■ **TASK DESCRIPTION**:
Extract the lines from the start through the line that holds "const SX = 1.2;", both included, omitting all images.

■ **RECORDED INFORMATION**:
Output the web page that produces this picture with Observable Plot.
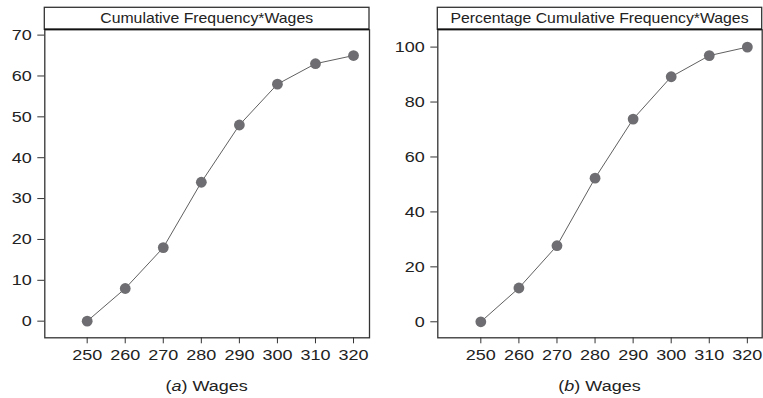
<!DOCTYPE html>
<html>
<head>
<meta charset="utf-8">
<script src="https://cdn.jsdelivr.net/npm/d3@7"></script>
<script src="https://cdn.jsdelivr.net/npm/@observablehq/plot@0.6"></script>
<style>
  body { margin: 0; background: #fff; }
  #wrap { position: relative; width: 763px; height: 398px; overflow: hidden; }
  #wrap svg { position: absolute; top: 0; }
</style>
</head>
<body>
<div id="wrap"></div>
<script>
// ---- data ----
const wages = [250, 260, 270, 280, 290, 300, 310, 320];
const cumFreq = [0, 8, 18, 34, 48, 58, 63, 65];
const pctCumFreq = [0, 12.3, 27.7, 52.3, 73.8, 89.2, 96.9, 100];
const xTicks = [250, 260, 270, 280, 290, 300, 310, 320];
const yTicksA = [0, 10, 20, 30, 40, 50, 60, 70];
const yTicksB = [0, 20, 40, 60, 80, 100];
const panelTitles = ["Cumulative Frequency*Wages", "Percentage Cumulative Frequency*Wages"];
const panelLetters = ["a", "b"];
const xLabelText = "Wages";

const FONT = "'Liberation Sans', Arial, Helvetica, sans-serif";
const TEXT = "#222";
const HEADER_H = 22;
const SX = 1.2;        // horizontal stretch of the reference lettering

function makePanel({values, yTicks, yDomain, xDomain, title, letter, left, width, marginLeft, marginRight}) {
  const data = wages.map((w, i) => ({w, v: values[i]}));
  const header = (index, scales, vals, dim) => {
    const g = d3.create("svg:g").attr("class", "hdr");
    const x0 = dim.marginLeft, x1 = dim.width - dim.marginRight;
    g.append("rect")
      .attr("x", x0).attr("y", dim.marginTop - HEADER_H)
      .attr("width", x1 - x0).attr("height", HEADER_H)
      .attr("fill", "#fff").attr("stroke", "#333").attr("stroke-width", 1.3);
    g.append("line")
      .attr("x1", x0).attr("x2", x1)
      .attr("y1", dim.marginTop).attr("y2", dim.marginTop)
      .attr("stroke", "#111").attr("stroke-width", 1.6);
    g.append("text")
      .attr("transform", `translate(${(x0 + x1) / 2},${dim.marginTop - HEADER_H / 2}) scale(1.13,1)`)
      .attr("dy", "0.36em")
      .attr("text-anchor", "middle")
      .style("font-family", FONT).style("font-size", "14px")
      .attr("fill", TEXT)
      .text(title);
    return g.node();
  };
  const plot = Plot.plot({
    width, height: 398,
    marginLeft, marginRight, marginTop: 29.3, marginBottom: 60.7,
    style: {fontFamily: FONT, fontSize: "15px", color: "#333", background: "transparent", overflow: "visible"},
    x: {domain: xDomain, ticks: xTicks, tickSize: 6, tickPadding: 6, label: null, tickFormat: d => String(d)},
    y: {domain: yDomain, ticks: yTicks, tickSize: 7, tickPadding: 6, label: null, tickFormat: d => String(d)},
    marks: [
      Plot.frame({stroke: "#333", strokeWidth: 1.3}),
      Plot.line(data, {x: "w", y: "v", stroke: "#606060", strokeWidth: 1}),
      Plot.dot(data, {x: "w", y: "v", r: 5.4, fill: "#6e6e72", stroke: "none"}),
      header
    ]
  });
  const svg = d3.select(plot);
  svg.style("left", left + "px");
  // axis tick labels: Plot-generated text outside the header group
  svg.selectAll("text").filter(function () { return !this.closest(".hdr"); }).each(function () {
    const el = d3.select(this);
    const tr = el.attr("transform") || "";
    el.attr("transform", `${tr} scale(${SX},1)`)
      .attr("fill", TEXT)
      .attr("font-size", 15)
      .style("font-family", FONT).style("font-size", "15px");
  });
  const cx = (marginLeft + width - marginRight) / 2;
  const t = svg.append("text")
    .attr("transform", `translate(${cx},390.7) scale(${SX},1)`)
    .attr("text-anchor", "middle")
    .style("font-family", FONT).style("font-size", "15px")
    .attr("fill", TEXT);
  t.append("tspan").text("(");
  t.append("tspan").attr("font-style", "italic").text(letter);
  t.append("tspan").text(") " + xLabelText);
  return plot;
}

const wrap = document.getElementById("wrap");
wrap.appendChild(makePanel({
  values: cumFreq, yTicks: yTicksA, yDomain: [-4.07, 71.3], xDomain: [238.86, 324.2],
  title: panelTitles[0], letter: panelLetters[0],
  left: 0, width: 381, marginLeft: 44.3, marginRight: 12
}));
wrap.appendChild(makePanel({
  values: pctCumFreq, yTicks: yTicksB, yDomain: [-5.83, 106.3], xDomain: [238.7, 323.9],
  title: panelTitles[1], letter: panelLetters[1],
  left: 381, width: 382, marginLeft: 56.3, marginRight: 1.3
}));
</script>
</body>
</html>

■ **EXERCISE RESPONSE**:
Output the web page that produces this picture with Observable Plot.
<!DOCTYPE html>
<html>
<head>
<meta charset="utf-8">
<script src="https://cdn.jsdelivr.net/npm/d3@7"></script>
<script src="https://cdn.jsdelivr.net/npm/@observablehq/plot@0.6"></script>
<style>
  body { margin: 0; background: #fff; }
  #wrap { position: relative; width: 763px; height: 398px; overflow: hidden; }
  #wrap svg { position: absolute; top: 0; }
</style>
</head>
<body>
<div id="wrap"></div>
<script>
// ---- data ----
const wages = [250, 260, 270, 280, 290, 300, 310, 320];
const cumFreq = [0, 8, 18, 34, 48, 58, 63, 65];
const pctCumFreq = [0, 12.3, 27.7, 52.3, 73.8, 89.2, 96.9, 100];
const xTicks = [250, 260, 270, 280, 290, 300, 310, 320];
const yTicksA = [0, 10, 20, 30, 40, 50, 60, 70];
const yTicksB = [0, 20, 40, 60, 80, 100];
const panelTitles = ["Cumulative Frequency*Wages", "Percentage Cumulative Frequency*Wages"];
const panelLetters = ["a", "b"];
const xLabelText = "Wages";

const FONT = "'Liberation Sans', Arial, Helvetica, sans-serif";
const TEXT = "#222";
const HEADER_H = 22;
const SX = 1.2;        // horizontal stretch of the reference lettering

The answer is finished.